• [What you need to do]
Reproduce every line of the listing as written, apart from the pictures.

• [Given data]

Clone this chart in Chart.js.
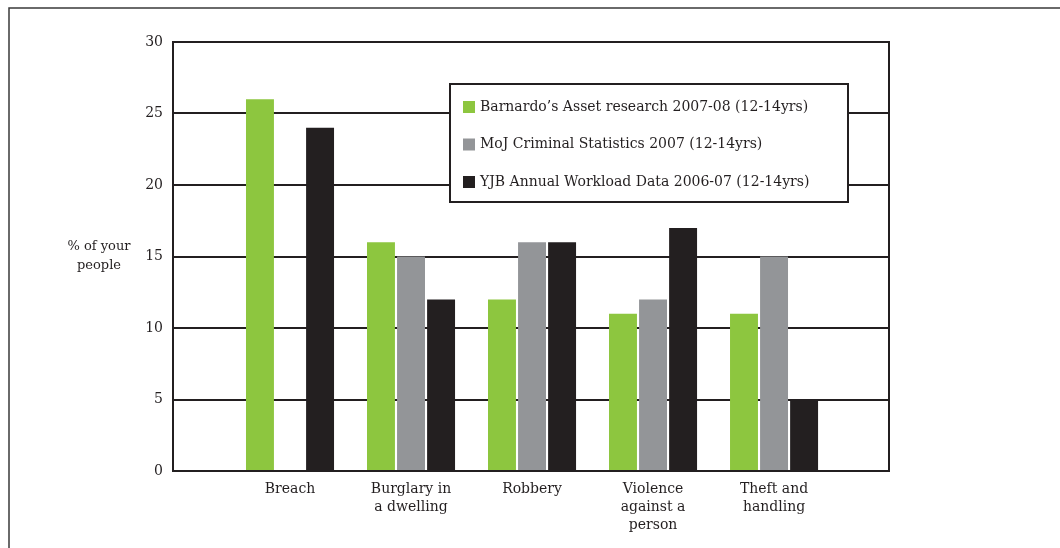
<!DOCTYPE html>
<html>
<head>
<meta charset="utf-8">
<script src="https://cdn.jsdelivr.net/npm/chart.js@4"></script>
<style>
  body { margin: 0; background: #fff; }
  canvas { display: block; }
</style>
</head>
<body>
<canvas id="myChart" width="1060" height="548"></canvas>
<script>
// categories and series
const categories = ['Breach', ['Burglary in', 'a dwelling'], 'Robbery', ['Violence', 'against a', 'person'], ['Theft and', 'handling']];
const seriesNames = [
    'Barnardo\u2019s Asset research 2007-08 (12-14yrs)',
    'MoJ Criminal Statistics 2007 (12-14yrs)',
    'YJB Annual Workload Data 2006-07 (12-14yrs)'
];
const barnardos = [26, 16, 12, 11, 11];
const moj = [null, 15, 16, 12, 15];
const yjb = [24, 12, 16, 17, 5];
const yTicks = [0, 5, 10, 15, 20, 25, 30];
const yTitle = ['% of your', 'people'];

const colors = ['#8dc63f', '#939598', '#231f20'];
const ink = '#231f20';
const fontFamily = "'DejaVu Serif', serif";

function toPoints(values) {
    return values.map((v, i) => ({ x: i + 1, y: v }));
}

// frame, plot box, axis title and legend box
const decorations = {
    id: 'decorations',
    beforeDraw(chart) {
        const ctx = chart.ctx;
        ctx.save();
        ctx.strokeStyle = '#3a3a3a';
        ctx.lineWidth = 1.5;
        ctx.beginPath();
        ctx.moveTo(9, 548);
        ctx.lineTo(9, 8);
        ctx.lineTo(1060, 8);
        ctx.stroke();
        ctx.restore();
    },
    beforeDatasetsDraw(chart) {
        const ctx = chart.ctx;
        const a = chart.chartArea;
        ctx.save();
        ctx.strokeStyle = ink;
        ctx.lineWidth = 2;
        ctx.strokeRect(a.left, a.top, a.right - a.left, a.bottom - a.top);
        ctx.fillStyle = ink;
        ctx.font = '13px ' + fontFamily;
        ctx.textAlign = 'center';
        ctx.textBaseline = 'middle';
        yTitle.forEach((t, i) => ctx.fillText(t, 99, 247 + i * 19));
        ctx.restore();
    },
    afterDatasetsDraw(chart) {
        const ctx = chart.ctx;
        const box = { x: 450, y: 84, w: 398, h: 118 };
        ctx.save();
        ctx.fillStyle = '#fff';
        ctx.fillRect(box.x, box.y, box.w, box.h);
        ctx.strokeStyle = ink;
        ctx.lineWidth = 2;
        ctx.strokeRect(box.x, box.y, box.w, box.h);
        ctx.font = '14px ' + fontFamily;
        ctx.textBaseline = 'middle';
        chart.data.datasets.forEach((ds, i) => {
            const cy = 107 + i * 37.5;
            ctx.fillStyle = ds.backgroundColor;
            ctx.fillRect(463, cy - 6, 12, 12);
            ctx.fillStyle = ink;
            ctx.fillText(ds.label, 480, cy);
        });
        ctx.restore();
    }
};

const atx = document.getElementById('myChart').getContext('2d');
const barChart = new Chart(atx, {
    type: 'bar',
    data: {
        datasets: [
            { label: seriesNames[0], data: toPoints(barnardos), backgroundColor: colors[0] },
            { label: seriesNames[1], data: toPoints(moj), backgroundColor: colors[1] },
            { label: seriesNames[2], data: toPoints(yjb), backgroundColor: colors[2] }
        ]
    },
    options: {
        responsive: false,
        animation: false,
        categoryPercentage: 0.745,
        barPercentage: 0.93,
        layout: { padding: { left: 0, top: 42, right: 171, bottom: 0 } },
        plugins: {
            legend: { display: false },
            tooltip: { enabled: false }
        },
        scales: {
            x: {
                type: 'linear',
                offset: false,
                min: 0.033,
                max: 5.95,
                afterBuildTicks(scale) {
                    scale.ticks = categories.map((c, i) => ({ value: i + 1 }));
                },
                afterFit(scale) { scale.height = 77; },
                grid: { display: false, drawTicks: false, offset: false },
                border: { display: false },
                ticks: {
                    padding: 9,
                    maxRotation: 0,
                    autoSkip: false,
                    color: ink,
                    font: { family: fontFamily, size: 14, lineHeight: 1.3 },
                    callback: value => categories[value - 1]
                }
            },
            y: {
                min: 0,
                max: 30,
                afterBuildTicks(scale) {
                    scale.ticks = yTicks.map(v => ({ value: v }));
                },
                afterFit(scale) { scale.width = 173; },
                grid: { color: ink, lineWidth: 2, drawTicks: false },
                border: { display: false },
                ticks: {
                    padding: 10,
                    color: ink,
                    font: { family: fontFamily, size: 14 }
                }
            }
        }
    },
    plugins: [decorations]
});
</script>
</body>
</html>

• [The result]
Clone this chart in Chart.js.
<!DOCTYPE html>
<html>
<head>
<meta charset="utf-8">
<script src="https://cdn.jsdelivr.net/npm/chart.js@4"></script>
<style>
  body { margin: 0; background: #fff; }
  canvas { display: block; }
</style>
</head>
<body>
<canvas id="myChart" width="1060" height="548"></canvas>
<script>
// categories and series
const categories = ['Breach', ['Burglary in', 'a dwelling'], 'Robbery', ['Violence', 'against a', 'person'], ['Theft and', 'handling']];
const seriesNames = [
    'Barnardo\u2019s Asset research 2007-08 (12-14yrs)',
    'MoJ Criminal Statistics 2007 (12-14yrs)',
    'YJB Annual Workload Data 2006-07 (12-14yrs)'
];
const barnardos = [26, 16, 12, 11, 11];
const moj = [null, 15, 16, 12, 15];
const yjb = [24, 12, 16, 17, 5];
const yTicks = [0, 5, 10, 15, 20, 25, 30];
const yTitle = ['% of your', 'people'];

const colors = ['#8dc63f', '#939598', '#231f20'];
const ink = '#231f20';
const fontFamily = "'DejaVu Serif', serif";

function toPoints(values) {
    return values.map((v, i) => ({ x: i + 1, y: v }));
}

// frame, plot box, axis title and legend box
const decorations = {
    id: 'decorations',
    beforeDraw(chart) {
        const ctx = chart.ctx;
        ctx.save();
        ctx.strokeStyle = '#3a3a3a';
        ctx.lineWidth = 1.5;
        ctx.beginPath();
        ctx.moveTo(9, 548);
        ctx.lineTo(9, 8);
        ctx.lineTo(1060, 8);
        ctx.stroke();
        ctx.restore();
    },
    beforeDatasetsDraw(chart) {
        const ctx = chart.ctx;
        const a = chart.chartArea;
        ctx.save();
        ctx.strokeStyle = ink;
        ctx.lineWidth = 2;
        ctx.strokeRect(a.left, a.top, a.right - a.left, a.bottom - a.top);
        ctx.fillStyle = ink;
        ctx.font = '13px ' + fontFamily;
        ctx.textAlign = 'center';
        ctx.textBaseline = 'middle';
        yTitle.forEach((t, i) => ctx.fillText(t, 99, 247 + i * 19));
        ctx.restore();
    },
    afterDatasetsDraw(chart) {
        const ctx = chart.ctx;
        const box = { x: 450, y: 84, w: 398, h: 118 };
        ctx.save();
        ctx.fillStyle = '#fff';
        ctx.fillRect(box.x, box.y, box.w, box.h);
        ctx.strokeStyle = ink;
        ctx.lineWidth = 2;
        ctx.strokeRect(box.x, box.y, box.w, box.h);
        ctx.font = '14px ' + fontFamily;
        ctx.textBaseline = 'middle';
        chart.data.datasets.forEach((ds, i) => {
            const cy = 107 + i * 37.5;
            ctx.fillStyle = ds.backgroundColor;
            ctx.fillRect(463, cy - 6, 12, 12);
            ctx.fillStyle = ink;
            ctx.fillText(ds.label, 480, cy);
        });
        ctx.restore();
    }
};

const atx = document.getElementById('myChart').getContext('2d');
const barChart = new Chart(atx, {
    type: 'bar',
    data: {
        datasets: [
            { label: seriesNames[0], data: toPoints(barnardos), backgroundColor: colors[0] },
            { label: seriesNames[1], data: toPoints(moj), backgroundColor: colors[1] },
            { label: seriesNames[2], data: toPoints(yjb), backgroundColor: colors[2] }
        ]
    },
    options: {
        responsive: false,
        animation: false,
        categoryPercentage: 0.745,
        barPercentage: 0.93,
        layout: { padding: { left: 0, top: 42, right: 171, bottom: 0 } },
        plugins: {
            legend: { display: false },
            tooltip: { enabled: false }
        },
        scales: {
            x: {
                type: 'linear',
                offset: false,
                min: 0.033,
                max: 5.95,
                afterBuildTicks(scale) {
                    scale.ticks = categories.map((c, i) => ({ value: i + 1 }));
                },
                afterFit(scale) { scale.height = 77; },
                grid: { display: false, drawTicks: false, offset: false },
                border: { display: false },
                ticks: {
                    padding: 9,
                    maxRotation: 0,
                    autoSkip: false,
                    color: ink,
                    font: { family: fontFamily, size: 14, lineHeight: 1.3 },
                    callback: value => categories[value - 1]
                }
            },
            y: {
                min: 0,
                max: 30,
                afterBuildTicks(scale) {
                    scale.ticks = yTicks.map(v => ({ value: v }));
                },
                afterFit(scale) { scale.width = 173; },
                grid: { color: ink, lineWidth: 2, drawTicks: false },
                border: { display: false },
                ticks: {
                    padding: 10,
                    color: ink,
                    font: { family: fontFamily, size: 14 }
                }
            }
        }
    },
    plugins: [decorations]
});
</script>
</body>
</html>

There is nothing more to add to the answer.